Whether you’re wearing it to play tennis, or just to watch it, getting the fit right is vital. “Piqué is a very unforgiving fabric,” says Thread stylist Luke McDonald. “It sits quite close to the body, so if your polo doesn’t fit it’s going to look bulky. It’s not like an Oxford which is easy to wear.”


Just like with a dress shirt, the shoulder seam should sit on your shoulders – not further down the arms. Anything too baggy will look sloppy and lose any semblance of formality. “You also don’t want it pulling up under the arm, or sticking into your armpits,” says Luke.


Ideally, they should come down about halfway down your biceps. “Anything shorter looks too vintage, shrunken and not that flattering,” says Luke. “Aim for a slim fit around the arms too. You want to be able to move in a polo, you don’t want it to be ultra-tight.” If you can slide one finger between sleeve and your skin you’re on the right track.


Traditional polo shirts are about an inch longer at the back, which is to help it stay snug when tucked in. When untucked, the polo shirt should sit just fall below your belt, but not past the bottom of your pockets. 

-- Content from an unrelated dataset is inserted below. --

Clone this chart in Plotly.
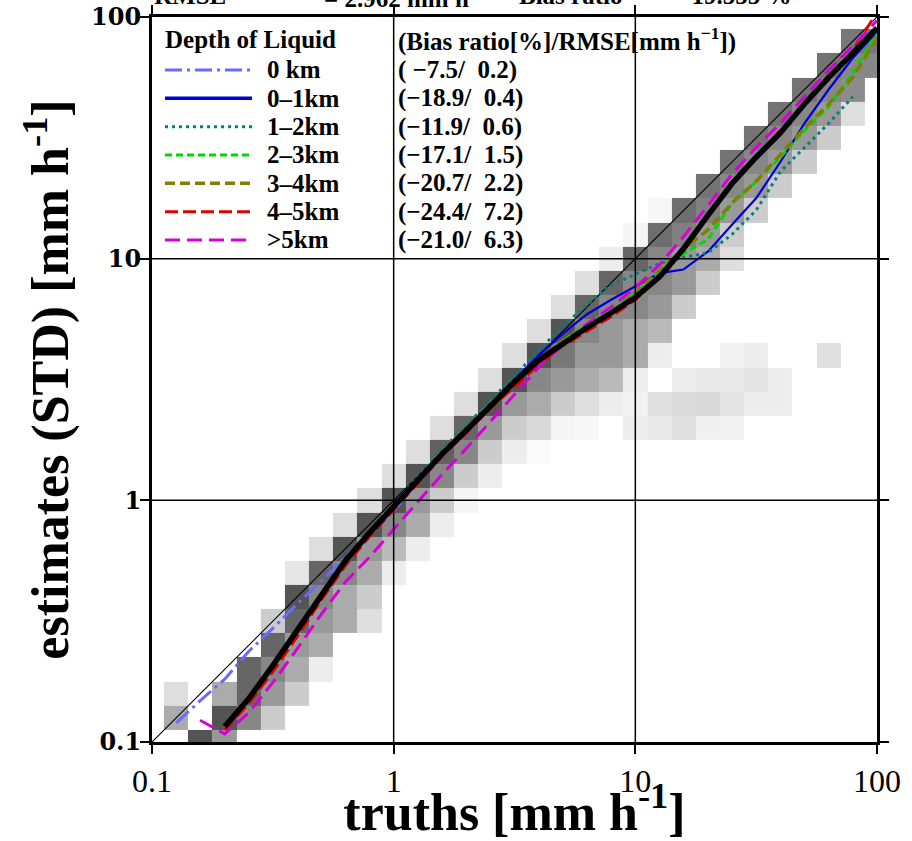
import numpy as np
import plotly.graph_objects as go

# truth bin centres [mm/h], ten bins per decade
truth_bins = [0.1, 0.126, 0.158, 0.2, 0.251, 0.316, 0.398, 0.501, 0.631, 0.794,
              1.0, 1.26, 1.58, 2.0, 2.51, 3.16, 3.98, 5.01, 6.31, 7.94,
              10.0, 12.6, 15.8, 20.0, 25.1, 31.6, 39.8, 50.1, 63.1, 79.4, 100.0]

N = None
# mean estimate per truth bin [mm/h]
est_all = [N, N, N, 0.116, 0.151, 0.207, 0.288, 0.407, 0.562, 0.733,
           0.944, 1.216, 1.549, 1.950, 2.455, 3.090, 3.802, 4.467, 5.188, 5.957,
           6.918, 8.414, 10.96, 15.14, 20.42, 26.30, 33.11, 43.65, 56.23, 70.79, 90.16]
est_0km = [N, 0.120, 0.148, 0.182, 0.237, 0.295, 0.372, 0.462, 0.582, 0.724,
           0.902, 1.189, 1.531, N, N, N, N, N, N, N,
           N, N, N, N, N, N, N, N, N, N, N]
est_0_1km = [N, N, N, 0.117, 0.153, 0.210, 0.292, 0.412, 0.568, 0.741,
             0.960, 1.245, 1.585, 1.995, 2.512, 3.162, 3.981, 4.898, 5.888, 6.761,
             7.674, 8.710, 9.016, 10.72, 13.80, 17.78, 25.12, 36.31, 50.12, 67.61, 87.10]
est_1_2km = [N, N, N, 0.116, 0.152, 0.208, 0.290, 0.410, 0.565, 0.738,
             0.960, 1.259, 1.622, 2.042, 2.570, 3.273, 4.169, 5.248, 6.457, 7.762,
             8.610, 9.550, 10.12, 10.59, 12.59, 15.85, 22.91, 28.84, 36.31, 46.77, N]
est_2_3km = [N, N, N, 0.117, 0.152, 0.208, 0.290, 0.410, 0.565, 0.736,
             0.950, 1.230, 1.585, 1.995, 2.512, 3.090, 3.802, 4.571, 5.370, 6.166,
             7.244, 8.913, 10.47, 12.02, 16.98, 20.89, 26.30, 33.88, 42.66, 58.88, 85.11]
est_3_4km = [N, N, N, 0.116, 0.151, 0.207, 0.288, 0.407, 0.562, 0.733,
             0.944, 1.230, 1.567, 1.972, 2.483, 3.090, 3.802, 4.571, 5.248, 6.026,
             7.244, 8.913, 10.96, 13.18, 16.98, 20.89, 26.92, 34.67, 43.65, 56.23, 81.28]
est_4_5km = [N, N, N, 0.112, 0.144, 0.195, 0.272, 0.387, 0.537, 0.708,
             0.912, 1.175, 1.514, 1.905, 2.399, 2.951, 3.631, 4.365, 5.012, 5.754,
             6.761, 8.511, 11.22, 15.14, 20.42, 26.30, 33.88, 43.65, 54.95, 72.44, 104.7]
est_gt5km = [N, N, 0.123, 0.108, 0.132, 0.176, 0.242, 0.337, 0.459, 0.582,
             0.759, 0.989, 1.274, 1.641, 2.113, 2.754, 3.548, 4.416, 5.370, 6.310,
             7.586, 9.441, 12.30, 16.60, 22.39, 28.84, 36.31, 46.77, 60.26, 75.86, 96.61]

depth_labels = ["0 km", "0\u20131km", "1\u20132km", "2\u20133km", "3\u20134km", "4\u20135km", ">5km"]
bias_ratio = [-7.5, -18.9, -11.9, -17.1, -20.7, -24.4, -21.0]
rmse = [0.2, 0.4, 0.6, 1.5, 2.2, 7.2, 6.3]
total_rmse = 2.962
total_bias = -19.555

# joint histogram shading (darkness, 0-100): estimate bin -> {truth bin: value}
hist_shade = {
    0: {2: 67, 3: 40},
    1: {1: 33, 3: 67, 4: 47, 5: 20},
    2: {1: 13, 3: 33, 4: 60, 5: 40, 6: 20},
    3: {4: 60, 5: 47, 6: 33, 7: 7},
    4: {5: 60, 6: 40, 7: 33},
    5: {5: 20, 6: 60, 7: 40, 8: 33, 9: 13},
    6: {6: 67, 7: 47, 8: 33, 9: 20},
    7: {6: 10, 7: 60, 8: 47, 9: 33, 10: 7},
    8: {7: 13, 8: 67, 9: 40, 10: 27, 11: 7},
    9: {8: 13, 9: 67, 10: 47, 11: 33, 12: 7},
    10: {9: 13, 10: 67, 11: 40, 12: 20, 13: 4},
    11: {10: 13, 11: 67, 12: 47, 13: 20, 14: 7},
    12: {11: 13, 12: 62, 13: 47, 14: 20, 15: 7, 16: 2},
    13: {12: 13, 13: 60, 14: 40, 15: 20, 16: 15, 17: 4, 18: 3, 20: 7, 21: 9,
         22: 12, 23: 6, 24: 5},
    14: {13: 13, 14: 67, 15: 40, 16: 33, 17: 20, 18: 13, 19: 7, 20: 5, 21: 12,
         22: 14, 23: 15, 24: 11, 25: 7, 26: 7},
    15: {14: 13, 15: 67, 16: 47, 17: 40, 18: 33, 19: 27, 20: 7, 22: 7, 23: 9,
         24: 9, 25: 11, 26: 7},
    16: {15: 13, 16: 67, 17: 53, 18: 40, 19: 40, 20: 33, 21: 7, 24: 5, 25: 7, 28: 12},
    17: {16: 13, 17: 67, 18: 47, 19: 40, 20: 33, 21: 27},
    18: {17: 13, 18: 60, 19: 47, 20: 47, 21: 40, 22: 20},
    19: {18: 13, 19: 60, 20: 47, 21: 47, 22: 40, 23: 20},
    20: {19: 7, 20: 60, 21: 47, 22: 40, 23: 33, 24: 13},
    21: {20: 4, 21: 57, 22: 50, 23: 40, 24: 20},
    22: {21: 3, 22: 57, 23: 50, 24: 40, 25: 20},
    23: {23: 55, 24: 47, 25: 40, 26: 20},
    24: {24: 55, 25: 47, 26: 40, 27: 20},
    25: {25: 55, 26: 47, 27: 40, 28: 20},
    26: {26: 55, 27: 47, 28: 40, 29: 13},
    27: {27: 55, 28: 47, 29: 45},
    28: {28: 55, 29: 47, 30: 47},
    29: {29: 53, 30: 53},
}

# histogram grid and bin edges (half-way between centres in log space)
nb = len(truth_bins)
z = np.full((nb, nb), np.nan)
for iy, row in hist_shade.items():
    for ix, v in row.items():
        z[iy, ix] = v
logc = np.log10(truth_bins)
step = np.diff(logc).mean()
edges = 10 ** np.concatenate([[logc[0] - step / 2], (logc[:-1] + logc[1:]) / 2,
                              [logc[-1] + step / 2]])

SERIF = "Liberation Serif"

fig = go.Figure()
fig.add_trace(go.Heatmap(
    x=edges, y=edges, z=z, zmin=0, zmax=100,
    colorscale=[[0, "#ffffff"], [1, "#000000"]],
    showscale=False, hoverinfo="skip"))

# 1:1 line
fig.add_trace(go.Scatter(x=[truth_bins[0], truth_bins[-1]], y=[truth_bins[0], truth_bins[-1]],
                         mode="lines", line=dict(color="black", width=1.2),
                         showlegend=False, hoverinfo="skip"))

series = [est_0km, est_0_1km, est_1_2km, est_2_3km, est_3_4km, est_4_5km, est_gt5km]
colors = ["#6a6aff", "#0000d8", "#008080", "#00d800", "#808000", "#e00000", "#d800d8"]
dashes = ["17px,5px,3px,5px", "solid", "3px,4px", "7px,4px", "10px,5px", "13px,5px", "15px,7px"]
widths = [3, 2.2, 3, 3, 3.5, 3, 3]
legend_widths = [3, 3.5, 3, 3, 3.5, 3, 3]

for lab, ys, c, d, w in zip(depth_labels, series, colors, dashes, widths):
    fig.add_trace(go.Scatter(x=truth_bins, y=ys, mode="lines", name=lab,
                             line=dict(color=c, dash=d, width=w),
                             connectgaps=False, showlegend=False))

fig.add_trace(go.Scatter(x=truth_bins, y=est_all, mode="lines", name="all",
                         line=dict(color="black", width=5.5), showlegend=False))

shapes = []
# grid lines at the decades inside the frame
for v in [1, 10]:
    shapes.append(dict(type="line", xref="x", yref="paper", x0=v, x1=v, y0=0, y1=1,
                       line=dict(color="black", width=1.5), layer="above"))
    shapes.append(dict(type="line", xref="paper", yref="y", x0=0, x1=1, y0=v, y1=v,
                       line=dict(color="black", width=1.5), layer="above"))

# legend block
PL, PT, PW, PH = 152, 17, 725, 725


def xp(px):
    return (px - PL) / PW


def yp(py):
    return (PT + PH - py) / PH


annotations = []
row0, drow = 70, 28.33
lfont = dict(family=SERIF, size=25, color="black", weight="bold")
annotations.append(dict(xref="paper", yref="paper", x=xp(163), y=yp(40), xanchor="left",
                        yanchor="middle", text="Depth of Liquid", showarrow=False, font=lfont))
annotations.append(dict(xref="paper", yref="paper", x=xp(396), y=yp(40), xanchor="left",
                        yanchor="middle", text="(Bias ratio[%]/RMSE[mm h<sup>\u22121</sup>])",
                        showarrow=False, font=lfont))
for i, lab in enumerate(depth_labels):
    py = row0 + i * drow
    shapes.append(dict(type="line", xref="paper", yref="paper", x0=xp(165), x1=xp(252),
                       y0=yp(py), y1=yp(py),
                       line=dict(color=colors[i], dash=dashes[i], width=legend_widths[i])))
    annotations.append(dict(xref="paper", yref="paper", x=xp(265), y=yp(py), xanchor="left",
                            yanchor="middle", text=lab, showarrow=False, font=lfont))
    stat = "({:5.1f}/{:5.1f})".format(bias_ratio[i], rmse[i])
    stat = stat.replace("-", "\u2212").replace(" ", "\u00a0")
    annotations.append(dict(xref="paper", yref="paper", x=xp(396), y=yp(py), xanchor="left",
                            yanchor="middle", text=stat, showarrow=False, font=lfont))

# summary line above the frame
hfont = dict(family=SERIF, size=25, color="black", weight="bold")
head = [(152, "RMSE"), (322, "= {:.3f} mm h<sup>\u22121</sup>".format(total_rmse)),
        (517, "Bias ratio"), (661, ("={:.3f} %".format(total_bias)).replace("-", "\u2212"))]
for px, t in head:
    annotations.append(dict(xref="paper", yref="paper", x=xp(px), y=yp(-4), xanchor="left",
                            yanchor="middle", text=t, showarrow=False, font=hfont))

axis_common = dict(type="log", range=[-1, 2], tickvals=[0.1, 1, 10, 100],
                   ticktext=["0.1", "1", "10", "100"], ticks="outside", ticklen=9,
                   tickwidth=2, tickcolor="black", showline=True, linewidth=3,
                   linecolor="black", mirror="allticks", showgrid=False, zeroline=False,
                   automargin=False)

fig.update_layout(
    width=912, height=841,
    margin=dict(l=PL, r=912 - PL - PW, t=PT, b=841 - PT - PH, autoexpand=False),
    paper_bgcolor="white", plot_bgcolor="white",
    shapes=shapes, annotations=annotations, showlegend=False,
    xaxis=dict(**axis_common,
               tickfont=dict(family=SERIF, size=32, color="black"),
               title=dict(text="truths [mm h<sup>-1</sup>]", standoff=6,
                          font=dict(family=SERIF, size=52, color="black", weight="bold"))),
    yaxis=dict(**axis_common,
               tickfont=dict(family="DejaVu Serif", size=24, color="black", weight="bold"),
               ticklabelstandoff=-6,
               title=dict(text="estimates (STD) [mm h<sup>-1</sup>]", standoff=6,
                          font=dict(family=SERIF, size=52, color="black", weight="bold"))),
)

fig.write_html("out.html")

Your motto should be: slim, but not tight. Excess fabric hang off you like a tent, but it shouldn’t be so snug that every lump and bump beneath is visible. If you can pinch an inch or two of fabric, that’s ideal.


“Even when the collar is buttoned up to the top, you want it to sit flat,” says Luke. “It shouldn’t be pulling too tight. If it does, the shirt’s too small and you should go up a size. You don’t want what I call the ‘bacon effect’, where you get the rippling along the placket.”